- Rubkona County Location in South Sudan
- Coordinates: 9°17′37″N 29°47′21″E﻿ / ﻿9.293485°N 29.789198°E
- Country: South Sudan
- Region: Greater Upper Nile
- State: Unity State

Area
- • Total: 1,378 sq mi (3,569 km^{2})
- Elevation: 1,300 ft (400 m)

Population (2017 estimate)
- • Total: 149,679
- • Density: 108.6/sq mi (41.94/km^{2})
- Time zone: UTC+2 (CAT)

= Rubkona County =

Rubkona County is an administrative division of Unity State, South Sudan.

The administrative center is the town of Rubkona, across the Bahr el Ghazal River from the state capital Bentiu and the town of Yoynyang, which are also in Rubkona County. Large villages in the county include Dhorbor, Nhialdiu, Biel, and Rot Riak (Unity) where oilfields are based.

Rubkona County has a sub tropical climate, with a rainy season from May to September and a dry season from October to April.
The region is swampy, flooding in the rainy season. Malaria, Kala Azar and Bilharzia are endemic.
Most of the population are Nuer people, agropastoralists for whom cattle are the measure of wealth and prestige.
The county lies on the migration route of Baggara tribes, which is an ongoing cause of tension.

During the Second Sudanese Civil War (1983-2005) some of the rural population fled to the towns of Rubkona and Bentiu.

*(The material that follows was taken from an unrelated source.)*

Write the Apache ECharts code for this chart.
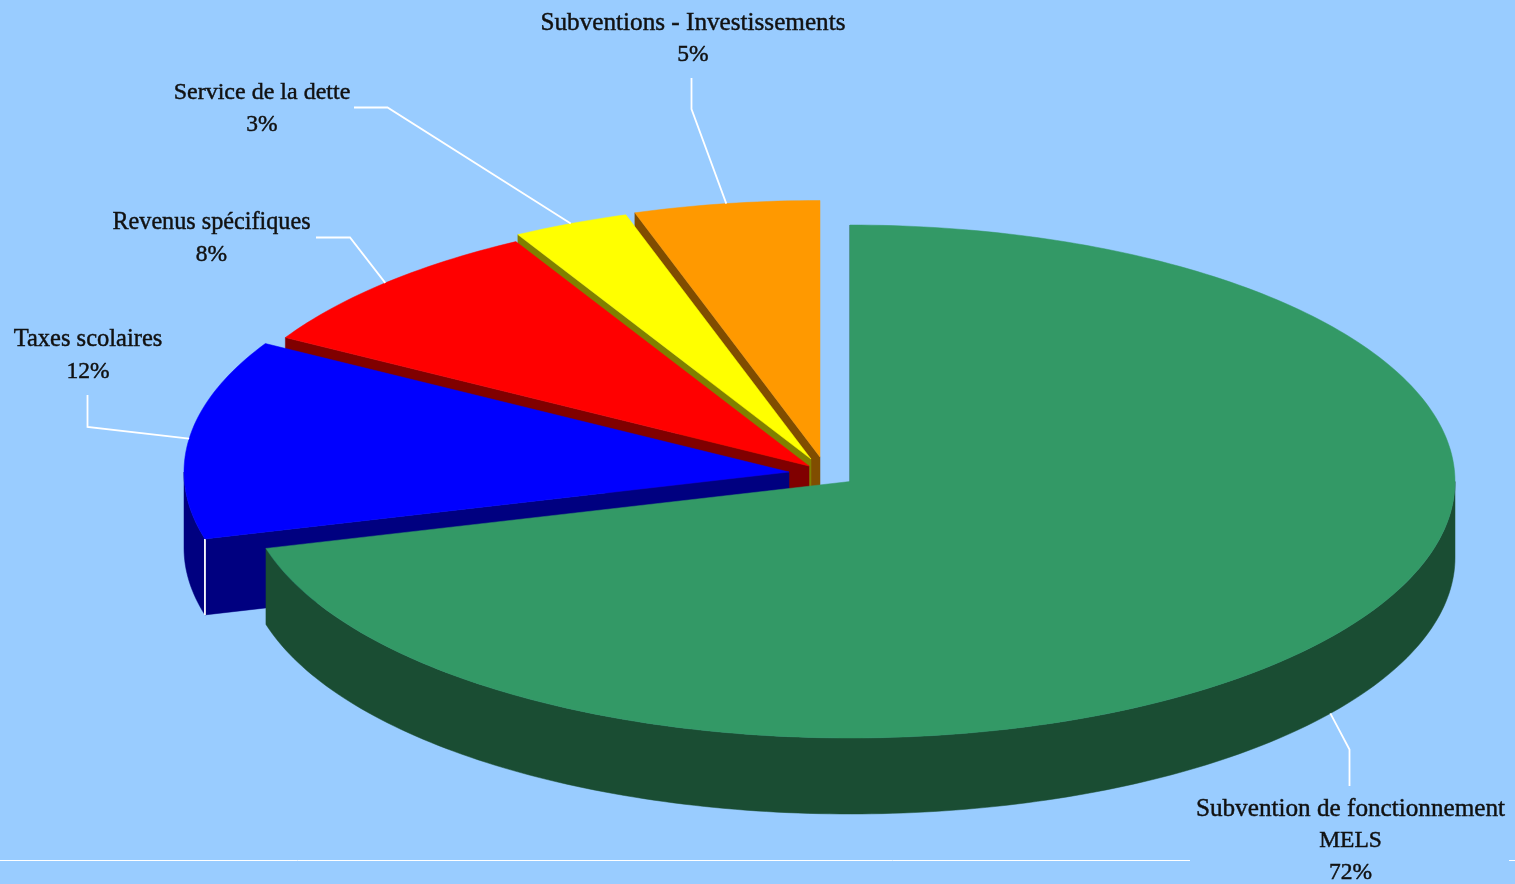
<!DOCTYPE html>
<html>
<head>
<meta charset="utf-8">
<title>Revenus</title>
<style>
html, body { margin: 0; padding: 0; background: #99ccff; overflow: hidden; }
#chart { width: 1515px; height: 884px; }
</style>
<script src="https://cdn.jsdelivr.net/npm/echarts@6/dist/echarts.min.js"></script>
</head>
<body>
<div id="chart"></div>
<script>
// clockwise from 12 o'clock
var categories = ['Subvention de fonctionnement\nMELS', 'Taxes scolaires', 'Revenus spécifiques', 'Service de la dette', 'Subventions - Investissements']
// share of each slice as drawn in the picture
var sliceShares = [70.8, 12.55, 8.6, 3.1, 4.95]
// percentages printed in the labels
var percentLabels = ['72%', '12%', '8%', '3%', '5%']

var topColors = ['#339966', '#0000ff', '#ff0000', '#ffff00', '#ff9900']
var wallColors = ['#1a4d33', '#000080', '#800000', '#808000', '#804d00']

// ellipse radii and wall height
var rx = 605, ry = 256.5, depth = 76
// exploded centre of each slice
var centers = [[850, 481.5], [789, 472], [809, 466], [811, 459], [820, 457]]
// label centre (first line), size of the name line, and the two fixed points of each leader line
var labelPos = [[1350.5, 809], [88, 340], [211.5, 223], [262, 93], [693, 23]]
var labelSizes = [25.2, 24.5, 24.2, 24, 25.2]
var leaders = [
	[[1349.5, 786], [1349.5, 749.5]],
	[[87.5, 395], [87.5, 427]],
	[[316, 237.5], [350, 237.5]],
	[[354, 107.5], [387.5, 107.5]],
	[[691.5, 78], [691.5, 109]]
]

var lineHeight = 32
var total = sliceShares.reduce(function (a, b) { return a + b }, 0)

function toDeg(share) {
	return share / total * 360
}

// start angle of each slice
function startAngle(i) {
	var sum = 0
	for (let k = 0; k < i; k++) sum += sliceShares[k]
	return toDeg(sum)
}

function point(c, deg, drop) {
	var a = deg * Math.PI / 180
	return [c[0] + rx * Math.sin(a), c[1] - ry * Math.cos(a) + drop]
}

function arc(c, from, to, drop) {
	var pts = []
	var n = Math.max(2, Math.ceil(Math.abs(to - from)))
	for (let k = 0; k <= n; k++) pts.push(point(c, from + (to - from) * k / n, drop))
	return pts
}

function poly(points, fill, z2) {
	return { type: 'polygon', z2: z2, shape: { points: points }, style: { fill: fill, stroke: fill, lineWidth: 0.5 } }
}

function line(points, z2) {
	return { type: 'polyline', z2: z2, shape: { points: points }, style: { fill: null, stroke: '#ffffff', lineWidth: 1.8 } }
}

function renderSlice(params, api) {
	var i = api.value(0)
	var c = centers[i]
	var from = startAngle(i)
	var to = from + toDeg(api.value(1))
	// green on top, then back towards the orange slice
	var z = (categories.length - i) * 10
	var kids = []

	// cut face at the start of the slice
	var tip = point(c, from, 0)
	kids.push(poly([tip, c, [c[0], c[1] + depth], [tip[0], tip[1] + depth]], wallColors[i], z))

	// outer wall, only the front half of the ellipse shows
	var a = Math.max(from, 90), b = Math.min(to, 270)
	if (b > a) {
		kids.push(poly(arc(c, a, b, 0).concat(arc(c, b, a, depth)), wallColors[i], z + 1))
		if (from > 90 && from < 270) kids.push(line([tip, [tip[0], tip[1] + depth]], z + 2))
	}

	// top face
	kids.push(poly([c].concat(arc(c, from, to, 0)), topColors[i], z + 3))

	// leader line ends on the rim at the middle of the slice
	var mid = (from + to) / 2
	var end = point(c, mid, mid > 90 && mid < 270 ? depth : 0)
	kids.push(line(leaders[i].concat([end]), 90))

	// label
	var lines = categories[i].split('\n').concat(percentLabels[i])
	lines.forEach(function (t, k) {
		kids.push({
			type: 'text',
			z2: 100,
			style: {
				text: t,
				x: labelPos[i][0],
				y: labelPos[i][1] + k * lineHeight,
				align: 'center',
				verticalAlign: 'middle',
				fill: '#111111',
				stroke: '#111111',
				lineWidth: 0.45,
				font: (k === 0 ? labelSizes[i] : 23.5) + 'px "Liberation Serif"'
			}
		})
	})
	return { type: 'group', children: kids }
}

var chart = echarts.init(document.getElementById('chart'), null, { renderer: 'canvas' })
chart.setOption({
	animation: false,
	backgroundColor: '#99ccff',
	tooltip: { show: false },
	graphic: [
		{ type: 'line', silent: true, shape: { x1: 0, y1: 860.5, x2: 1190, y2: 860.5 }, style: { stroke: '#ffffff', lineWidth: 1 } },
		{ type: 'line', silent: true, shape: { x1: 1509, y1: 860.5, x2: 1515, y2: 860.5 }, style: { stroke: '#ffffff', lineWidth: 1 } }
	],
	series: [{
		type: 'custom',
		coordinateSystem: 'none',
		silent: true,
		renderItem: renderSlice,
		data: sliceShares.map(function (v, i) { return [i, v] })
	}]
})
</script>
</body>
</html>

Others moved north to Khartoum or escaped to bordering countries.
As of 2008, three years after the peace agreement had been signed, refugees were still returning.
In 2008 the Action Contre le Faim (ACF) non-government organization was running a treatment center in Bentiu for sufferers from Severe Acute Malnutrition with medical complications. ACF was also running two distribution sites in Rubkona and Bentiu to treat Severe Acute Malnutrition without medical complications.